Revised Campus Carry Bill Up For A Vote In The Arkansas Senate

Feb 26, 2017

The floor of the Arkansas Senate on Thursday, Feb. 23.
Credit Chris Hickey / KUAR News

A bill requiring public universities to allow faculty, staff and students 25 years or older to carry concealed firearms on campuses may be coming up for a vote Monday afternoon in the Arkansas Senate. HB1249 is on the calendar after being amended in recent weeks to include provisions requiring additional training and extending concealed carry privileges to some students.

The bill’s Senate sponsor, Republican Trent Garner of El Dorado, said the amendment process has been “a good collaboration” between leaders in the Legislature.

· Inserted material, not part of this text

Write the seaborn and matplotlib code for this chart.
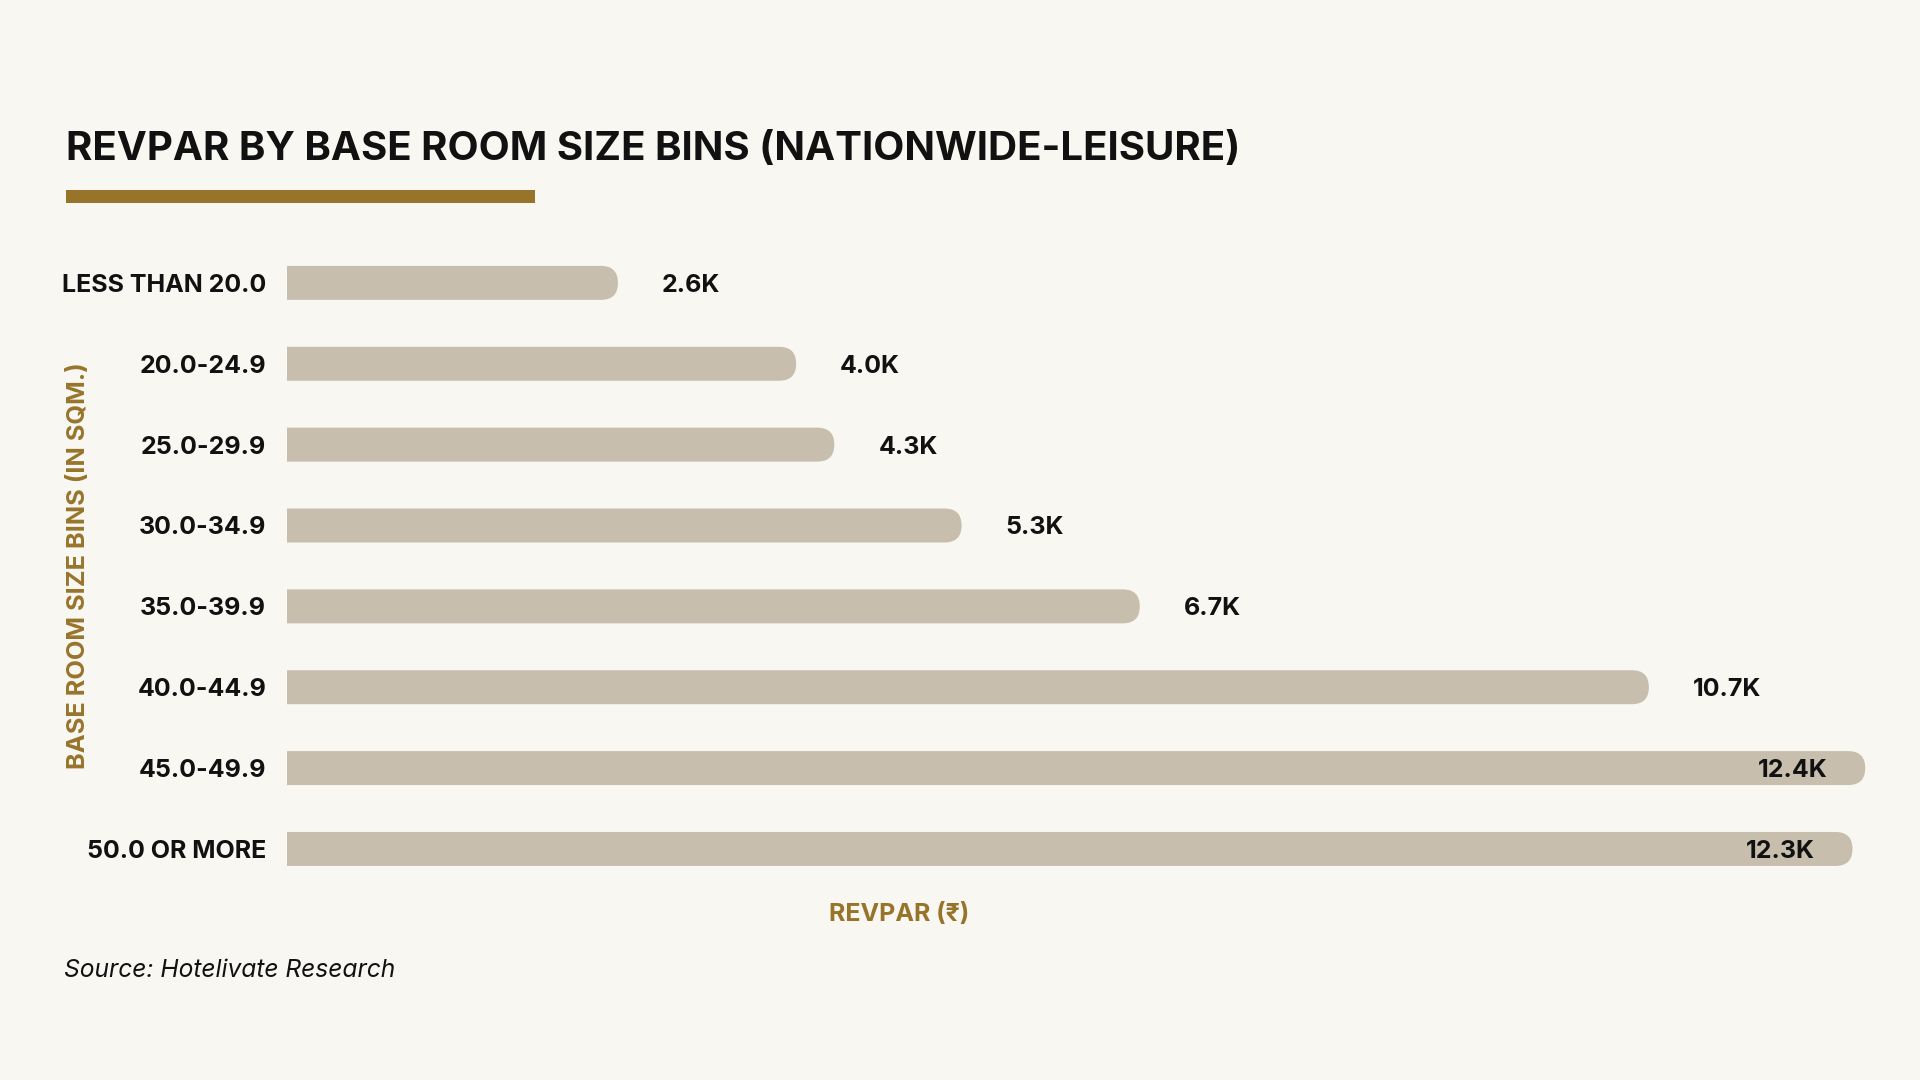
import matplotlib
matplotlib.use("Agg")
import matplotlib.pyplot as plt
import seaborn as sns
import pandas as pd
from matplotlib.patches import FancyBboxPatch, Rectangle

# Data (RevPAR in thousands of rupees)
bins = ["LESS THAN 20.0", "20.0-24.9", "25.0-29.9", "30.0-34.9",
        "35.0-39.9", "40.0-44.9", "45.0-49.9", "50.0 OR MORE"]
revpar_k = [2.6, 4.0, 4.3, 5.3, 6.7, 10.7, 12.4, 12.3]

BG = "#F8F7F2"
BAR = "#C8BEAD"
GOLD = "#98742B"
INK = "#111111"

sns.set_theme(style="white")
plt.rcParams["font.family"] = ["Inter", "DejaVu Sans"]

df = pd.DataFrame({"bin": bins, "revpar": revpar_k})

fig = plt.figure(figsize=(19.2, 10.8), dpi=100, facecolor=BG)
ax = fig.add_axes([0.1495, 0.1765, 0.8286, 0.599])
ax.set_facecolor(BG)

sns.barplot(data=df, x="revpar", y="bin", orient="h", color=BAR,
            width=0.42, saturation=1, ax=ax)
ax.set_xlim(0, 12.5)
ax.set_ylim(7.5, -0.5)

# swap rectangles for bars with a rounded right end
fig.canvas.draw()
bb = ax.get_window_extent()
px = bb.width / 12.5
py = bb.height / 8.0
for p in list(ax.patches):
    x, y, w, h = p.get_x(), p.get_y(), p.get_width(), p.get_height()
    p.remove()
    r = (h * py / 2) / px
    ax.add_patch(FancyBboxPatch((x - r, y), w + r, h,
                                boxstyle=f"round,pad=0,rounding_size={r}",
                                mutation_aspect=px / py,
                                facecolor=BAR, edgecolor="none"))

# value labels
for i, v in enumerate(revpar_k):
    lab = f"{v:.1f}K"
    if v > 12:
        ax.text(v - 38 / px, i, lab, ha="right", va="center_baseline",
                fontsize=18, fontweight="bold", color=INK)
    else:
        ax.text(v + 44 / px, i, lab, ha="left", va="center_baseline",
                fontsize=18, fontweight="bold", color=INK)

for s in ax.spines.values():
    s.set_visible(False)
ax.set_xticks([])
ax.tick_params(axis="y", length=0, pad=15)
for t in ax.get_yticklabels():
    t.set_fontsize(18)
    t.set_fontweight("bold")
    t.set_color(INK)

ax.set_ylabel("BASE ROOM SIZE BINS (IN SQM.)", fontsize=18.3,
              fontweight="bold", color=GOLD)
ax.yaxis.set_label_coords(-0.1236, 0.5)
ax.set_xlabel("REVPAR (₹)", fontsize=18, fontweight="bold", color=GOLD)
ax.xaxis.set_label_coords(0.385, -0.0215)

# title, underline, source
fig.text(0.0344, 0.862, "REVPAR BY BASE ROOM SIZE BINS (NATIONWIDE-LEISURE)",
         fontsize=29, fontweight="bold", color=INK, va="center", ha="left")
fig.patches.append(Rectangle((0.0344, 0.812), 0.2443, 0.012,
                             transform=fig.transFigure, facecolor=GOLD,
                             edgecolor="none"))
fig.text(0.0333, 0.1012, "Source: Hotelivate Research", fontsize=17.7,
         style="italic", color=INK, va="center", ha="left")

fig.savefig("out.png", dpi=100, facecolor=BG)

“If this was my bill all the way, I’d probably add some changes to it, but I’m only one member of the multiple branches of government,” Garner told KUAR. “I was happy to see the Governor [and Senate leaders] get on board with this. I thought it was a reasonable compromise….so the whole process overall I think is good. We made a better product because everybody was involved.”

A recent addition to the bill was an amendment introduced by Republican Sen. Jeremy Hutchinson of Benton requiring people who choose to carry handguns on campus to also undergo 16 hours of State Police-regulated active shooter training. Hutchinson has argued the requirement would be helpful because concealed carriers would know how to better react in the event a mass shooting suspect were to attack a campus.

The bill’s primary sponsor, Republican Rep. Charlie Collins of Fayetteville has said his primary aim is to protect against a potential mass shooter by allowing people with concealed weapons to respond to an incident more quickly than campus police.

Collins and Garner initially opposed Hutchinson’s amendment. In response, Garner introduced an additional amendment granting concealed carry privileges to public university students who are at least 25 years old. That change resulted after the sponsors held meetings with Gov. Asa Hutchinson, Sen. Hutchinson and Senate Majority Leader Jim Hendren. Both Sen. Hutchinson and Sen. Hendren are nephews of the Governor.

“I thought that compromise was good. I think everybody felt good about it to a certain extent,” Garner said.   

The 16-hour training requirement has led the National Rifle Association to withdraw its support for the bill. Last week, Garner resisted an amendment proposed by Republican Sen. Linda Collins-Smith of Pocahontas that would have extended campus concealed carry privileges to anyone with a state-issued license. On the Senate floor Thursday, Collins-Smith attempted to send the bill back to Judiciary Committee where it could be amended. The effort was voted down.

The bill is still opposed by most university administrators in the state, including top administrators at the Arkansas State University System and University of Arkansas System. The head of campus police at the UA Fayetteville, the state’s largest public university, has spoken against the bill in committee and the bill is also opposed by Democratic Rep. Greg Leding, who represents the Fayetteville campus.

Opponents have generally argued that allowing more guns on university grounds would increase the likelihood of accidents. They also point to views held by many students and faculty at public universities who are uncomfortable with the idea of classroom scenarios where firearms are present.

An earlier version of HB1249 passed out of the Arkansas House of Representatives earlier this month.